The Arsenal wings were alive again, and Hansi Flick could see it, the tilt of the field, the change in rhythm.
He stepped out of his technical area, his voice booming over the sideline noise.
"Ruhig! Ruhig!" he shouted, palms out. "Keep it simple! Don’t rush!"
But his words were fighting a losing battle.
Because Arsenal’s press wasn’t human anymore.
They came in waves, red shirts snapping toward every blue one, chasing shadows like men possessed.
It was chaos, controlled only by adrenaline and instinct.
Yamal finally got the ball on the right flank, exhaling sharply as he turned toward space.

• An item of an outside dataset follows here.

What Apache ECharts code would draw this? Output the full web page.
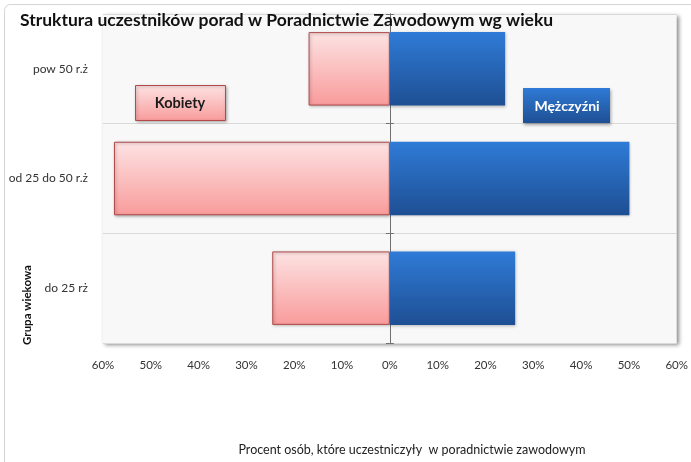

The young winger tucked the ball close to his boot, driving infield onto his left, his movements tight, sharp, weaving between Rice and Calafiori’s reach.
Then, in a flash, he cut outward again, dragging the ball back toward the right, thinking he’d bought himself enough room, but he hadn’t.
Calafiori came sliding in, timing it perfectly, grass spraying from under his boot as he clipped the ball out for a throw.
The Italian jumped straight back to his feet, fist clenched as he immediately searched for a man to mark.
Koundé rushed to take the throw, glancing down the line.
He searched for options, Pedri, Ferran and De Jong, but they were all marked, red shirts smothering every lane, every pass.
The frustration on his face was visible even from the stands.
"Barcelona look suffocated here," Tyler exclaimed, voice tight with disbelief.
"There’s no space, no breath for them!"
With no options, Koundé launched it long toward Raphinha, who had dropped deep near the Arsenal box.
The Brazilian turned, catching it well and then snapping a left-footed shot on the half-volley, but Raya was already moving.
The Arsenal keeper dove low, glove snapping out to meet it with a dull thud as the rebound spilt, and there was Ferran Torres striking again, but Raya threw out his left hand this time, somehow parrying it away with catlike reflexes.
"Double save! Raya refuses to give in!"Drury’s voice climbed with the chaos.
The ball spilt again, rolling for an owner, and it found Saka, tracking back deep into his own half.
The latter pounced on the loose ball, hammering it clear upfield without aim, but two figures broke from the halfway line at full speed: Alejandro Balde and Izan Miura.